In the cryptocurrency world, customers can be anonymous. Even if a business gets the customer’s name, the transaction or transfer of money cannot be traced. Businesses must strive to do business with legitimate, well-respected customers. Criminals, under-age customers, people from other countries, and other people with risky backgrounds can exchange currency with a business without being revealed. Businesses must evaluate the risk of doing business with the unknown and non-verifiable customer.
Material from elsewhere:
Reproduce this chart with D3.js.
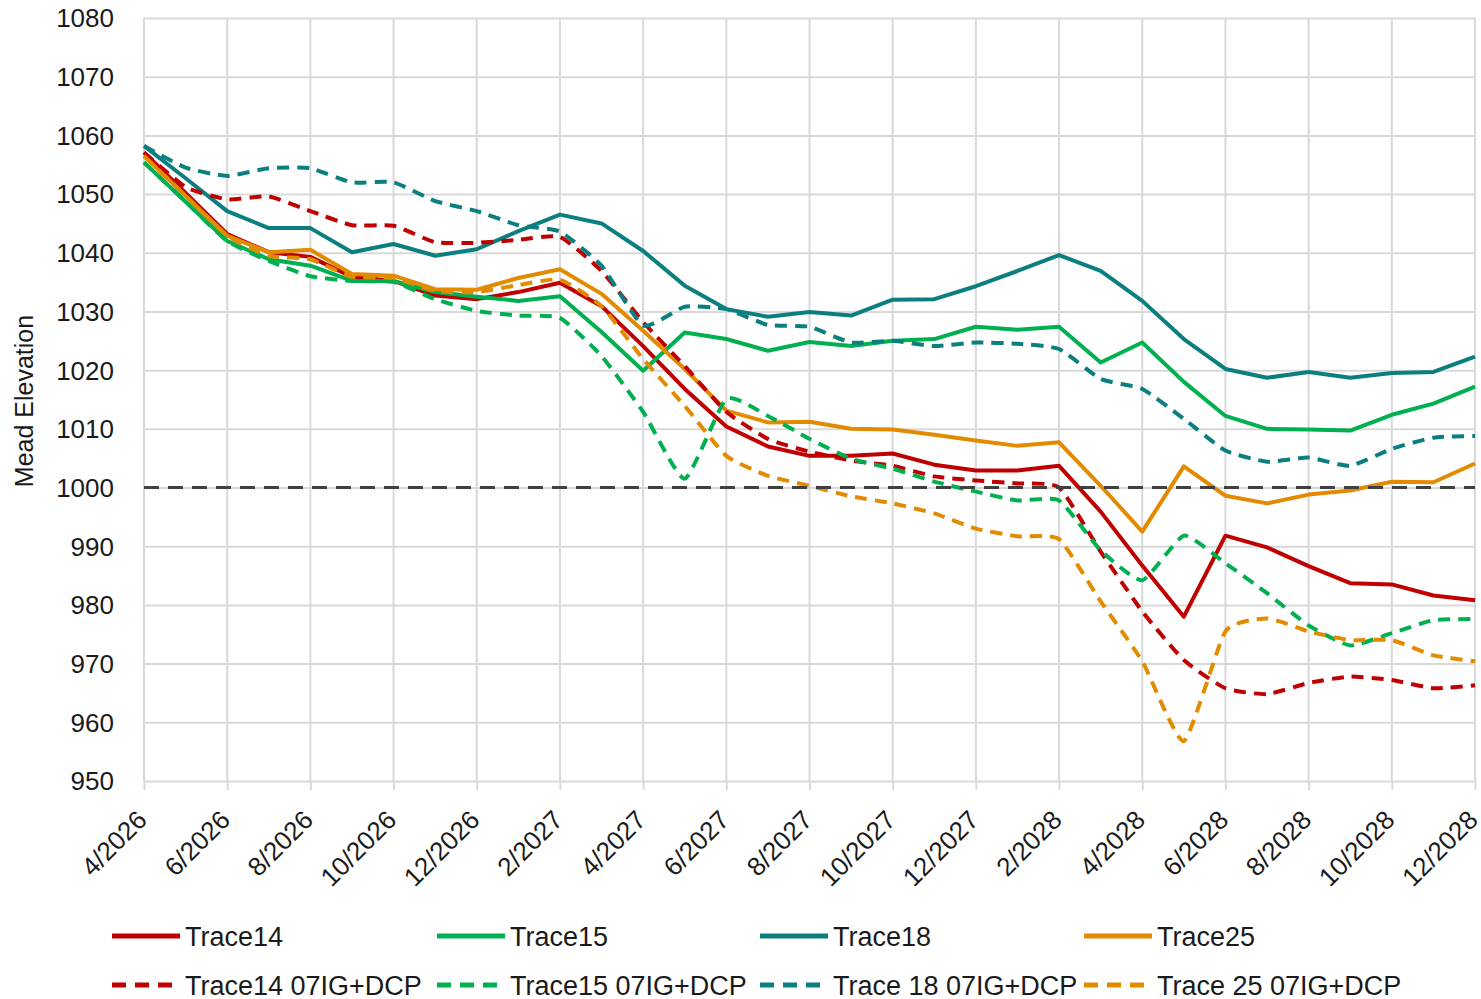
<!DOCTYPE html>
<html>
<head>
<meta charset="utf-8">
<script src="https://cdn.jsdelivr.net/npm/d3@7"></script>
<style>
  body { margin: 0; background: #fff; }
  text { font-family: "Liberation Sans", Arial, sans-serif; fill: #1a1a1a; }
</style>
</head>
<body>
<svg width="1481" height="999"></svg>
<script>
const width = 1481, height = 999;
const svg = d3.select("svg");

// months (4/2026 -> 12/2028)
const months = [
  "4/2026", "5/2026", "6/2026", "7/2026", "8/2026", "9/2026", "10/2026", "11/2026", "12/2026",
  "1/2027", "2/2027", "3/2027", "4/2027", "5/2027", "6/2027", "7/2027", "8/2027", "9/2027",
  "10/2027", "11/2027", "12/2027", "1/2028", "2/2028", "3/2028", "4/2028", "5/2028", "6/2028",
  "7/2028", "8/2028", "9/2028", "10/2028", "11/2028", "12/2028"
];

const trace14 = [1057.1, 1050.2, 1043.2, 1040.1, 1039.3, 1035.9, 1035.2, 1032.7, 1032.1, 1033.3, 1034.9,
  1030.9, 1024.1, 1016.8, 1010.4, 1007.0, 1005.4, 1005.4, 1005.8, 1003.9, 1002.9, 1002.9, 1003.7,
  995.9, 986.7, 978.0, 991.8, 989.8, 986.6, 983.7, 983.5, 981.6, 980.8];
const trace15 = [1055.4, 1048.7, 1042.0, 1038.9, 1037.8, 1035.2, 1035.2, 1033.3, 1032.5, 1031.8, 1032.6,
  1026.5, 1019.9, 1026.4, 1025.3, 1023.3, 1024.8, 1024.1, 1025.0, 1025.3, 1027.4, 1026.9, 1027.4,
  1021.3, 1024.7, 1018.0, 1012.2, 1010.0, 1009.9, 1009.7, 1012.4, 1014.3, 1017.2];
const trace18 = [1058.2, 1052.7, 1047.1, 1044.2, 1044.2, 1040.1, 1041.5, 1039.5, 1040.6, 1043.7, 1046.5,
  1045.0, 1040.3, 1034.4, 1030.4, 1029.1, 1029.9, 1029.3, 1032.0, 1032.1, 1034.3, 1036.9, 1039.6,
  1036.9, 1031.8, 1025.3, 1020.2, 1018.7, 1019.7, 1018.7, 1019.5, 1019.7, 1022.3];
const trace25 = [1056.5, 1049.7, 1042.9, 1040.1, 1040.5, 1036.4, 1036.1, 1033.8, 1033.7, 1035.7, 1037.2,
  1033.0, 1026.7, 1020.2, 1013.1, 1011.1, 1011.2, 1010.0, 1009.9, 1009.0, 1008.0, 1007.1, 1007.7,
  1000.3, 992.5, 1003.6, 998.6, 997.3, 998.8, 999.5, 1001.0, 1000.9, 1004.1];

const trace14dcp = [1057.1, 1051.2, 1049.1, 1049.6, 1047.1, 1044.7, 1044.6, 1041.8, 1041.7, 1042.2, 1042.7,
  1036.9, 1028.2, 1020.7, 1012.9, 1008.3, 1006.1, 1004.6, 1003.7, 1001.9, 1001.2, 1000.7, 1000.0,
  989.1, 978.9, 970.6, 965.8, 964.8, 966.7, 967.8, 967.2, 965.8, 966.3];
const trace15dcp = [1055.4, 1048.7, 1042.0, 1038.6, 1036.0, 1035.2, 1035.0, 1032.1, 1030.1, 1029.3, 1028.9,
  1022.4, 1012.9, 1001.5, 1015.1, 1012.2, 1008.3, 1004.9, 1003.2, 1001.0, 999.3, 997.8, 997.8,
  989.3, 984.2, 991.8, 987.1, 982.0, 976.5, 973.1, 975.2, 977.4, 977.6];
const trace18dcp = [1058.2, 1054.5, 1053.1, 1054.4, 1054.4, 1052.0, 1052.0, 1048.8, 1047.1, 1044.7, 1043.6,
  1037.8, 1027.6, 1030.8, 1030.4, 1027.7, 1027.4, 1024.7, 1025.0, 1024.1, 1024.7, 1024.5, 1023.6,
  1018.5, 1016.8, 1011.7, 1006.3, 1004.4, 1005.1, 1003.7, 1006.6, 1008.5, 1008.8];
const trace25dcp = [1056.5, 1049.7, 1042.9, 1039.5, 1038.9, 1035.9, 1035.7, 1033.5, 1033.3, 1034.5, 1035.4,
  1030.9, 1021.9, 1013.9, 1005.4, 1002.0, 1000.3, 998.5, 997.3, 995.6, 993.0, 991.7, 991.2,
  980.6, 970.4, 956.8, 975.5, 977.7, 975.5, 974.0, 974.0, 971.4, 970.4];

const yTicks = [950, 960, 970, 980, 990, 1000, 1010, 1020, 1030, 1040, 1050, 1060, 1070, 1080];
const threshold = 1000;

const series = [
  { name: "Trace14", values: trace14, color: "#C00000", dashed: false },
  { name: "Trace15", values: trace15, color: "#00B050", dashed: false },
  { name: "Trace18", values: trace18, color: "#0B7F7F", dashed: false },
  { name: "Trace25", values: trace25, color: "#E38B00", dashed: false },
  { name: "Trace14 07IG+DCP", values: trace14dcp, color: "#C00000", dashed: true },
  { name: "Trace15 07IG+DCP", values: trace15dcp, color: "#00B050", dashed: true },
  { name: "Trace 18 07IG+DCP", values: trace18dcp, color: "#0B7F7F", dashed: true },
  { name: "Trace 25 07IG+DCP", values: trace25dcp, color: "#E38B00", dashed: true }
];

const margin = { top: 18, right: 6, bottom: 218, left: 144 };
const w = width - margin.left - margin.right;
const h = height - margin.top - margin.bottom;

const x = d3.scaleLinear().domain([0, months.length - 1]).range([0, w]);
const y = d3.scaleLinear().domain([950, 1080]).range([h, 0]);

const g = svg.append("g").attr("transform", `translate(${margin.left},${margin.top})`);

const xTickIdx = d3.range(0, months.length, 2);

// grille horizontale
g.append("g")
  .call(d3.axisLeft(y).tickValues(yTicks).tickSize(-w).tickFormat(""))
  .call(a => a.select(".domain").remove())
  .selectAll("line").attr("stroke", "#d9d9d9").attr("stroke-width", 2);

// grille verticale + petits ticks sous l'axe
g.append("g")
  .attr("transform", `translate(0,${h})`)
  .call(d3.axisBottom(x).tickValues(xTickIdx).tickSize(9).tickFormat(""))
  .call(a => a.select(".domain").remove())
  .selectAll("line").attr("stroke", "#d9d9d9").attr("stroke-width", 2);

g.selectAll(".vgrid")
  .data(xTickIdx)
  .enter().append("line")
  .attr("x1", d => x(d)).attr("x2", d => x(d))
  .attr("y1", 0).attr("y2", h)
  .attr("stroke", "#d9d9d9").attr("stroke-width", 2);

// Axe Y labels
g.append("g")
  .selectAll("text")
  .data(yTicks)
  .enter().append("text")
  .attr("x", -30)
  .attr("y", d => y(d))
  .attr("dy", "0.36em")
  .attr("text-anchor", "end")
  .style("font-size", "26px")
  .text(d => d);

// Axe X labels (rotation -45)
g.append("g")
  .selectAll("text")
  .data(xTickIdx)
  .enter().append("text")
  .attr("transform", d => `translate(${x(d) - 2},${h + 34}) rotate(-45)`)
  .attr("text-anchor", "end")
  .attr("dy", "0.35em")
  .style("font-size", "26px")
  .text(d => months[d]);

// titre axe Y
svg.append("text")
  .attr("transform", `translate(33,401) rotate(-90)`)
  .attr("text-anchor", "middle")
  .style("font-size", "25px")
  .text("Mead Elevation");

// courbes
const straight = d3.line().x((d, i) => x(i)).y(d => y(d));
const smooth = d3.line().x((d, i) => x(i)).y(d => y(d)).curve(d3.curveCardinal.tension(0.5));

series.forEach(s => {
  g.append("path")
    .datum(s.values)
    .attr("fill", "none")
    .attr("stroke", s.color)
    .attr("stroke-width", 4)
    .attr("stroke-linejoin", "round")
    .attr("stroke-dasharray", s.dashed ? "12,8" : null)
    .attr("d", s.dashed ? smooth : straight);
});

// ligne 1000
g.append("line")
  .attr("x1", 0).attr("x2", w)
  .attr("y1", y(threshold)).attr("y2", y(threshold))
  .attr("stroke", "#404040")
  .attr("stroke-width", 3)
  .attr("stroke-dasharray", "15,9");

// légende
const legendX = [112, 437, 760, 1084];
const legendY = [936, 985];
const legend = svg.append("g");
series.forEach((s, i) => {
  const lx = legendX[i % 4], ly = legendY[Math.floor(i / 4)];
  legend.append("line")
    .attr("x1", lx).attr("x2", lx + 68)
    .attr("y1", ly).attr("y2", ly)
    .attr("stroke", s.color)
    .attr("stroke-width", 5)
    .attr("stroke-dasharray", s.dashed ? "14,9" : null);
  legend.append("text")
    .attr("x", lx + 73)
    .attr("y", ly)
    .attr("dy", "0.36em")
    .style("font-size", "27px")
    .text(s.name);
});
</script>
</body>
</html>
Cryptocurrency faces some of the same risks as other types of currency but the impact is greater because the money is sent to an anonymous address. Spoofing or phishing has been used to get access to users’ cryptocurrency wallet. Since the transfers are untraceable, there is no chance of getting the funds back. Hacking of computers to gain access to cryptocurrency wallets or payment gateways is also possible. For a business, this risk is incredible. Businesses are often victims of scams like spoofing, phishing, or social engineering.

In summary

Businesses must evaluate the risk of cryptocurrency, including:

· Lack of regulation

· Absence of insurance

· No record of transactions

· Anonymity of customers

· Theft

Risks

· Some of the risks associated with blockchain and cryptocurrency technology are:

· No regulation by government or industry

· No insurance

· Poor public reputation of cryptocurrency

· No records because of anonymous transactions

· Anonymity of customers

· Theft from hacking, phishing, spoofing, and social engineering

Unregulated

Charlie wants his parents to accept Bitcoin at their jewelry store, Marklesons. After researching this, Charlie’s brother Will disagrees because blockchain and cryptocurrency are unregulated by a government or an industry. His parent’s money once deposited in the bank are protected and secured by the bank which is reviewed, by government regulators.

Uninsured

Will also opposes the use of Bitcoin in the jewelry store because the digital currency isn’t insured. Unlike cryptocurrency, the US government insures deposits his parents make up to $250,000 through the Federal Deposit Insurance Corporation (FDIC). Deposits in the bank can earn interest but are not treated as an investment which means the principle is not at risk.

Documentation

The Marklesons have to keep accurate and verifiable records of income, expenses, sales, and money transactions in their jewelry store. They must report to local, state, and federal agencies on these areas. These agencies can also demand audits, which would need to include documentation. Documentation of cryptocurrency does not show the source of the transfer.

Anonymity

In the cryptocurrency world, customers can be anonymous. Even if the Marklesons get the customer’s name, the transaction or transfer of money cannot be traced. These owners want to do business with legitimate, well-respected customers. Criminals, under-age customers, and people with risky backgrounds can take advantage of anonymity. Businesses must evaluate the risk of doing business with the unknown and non-verifiable customer.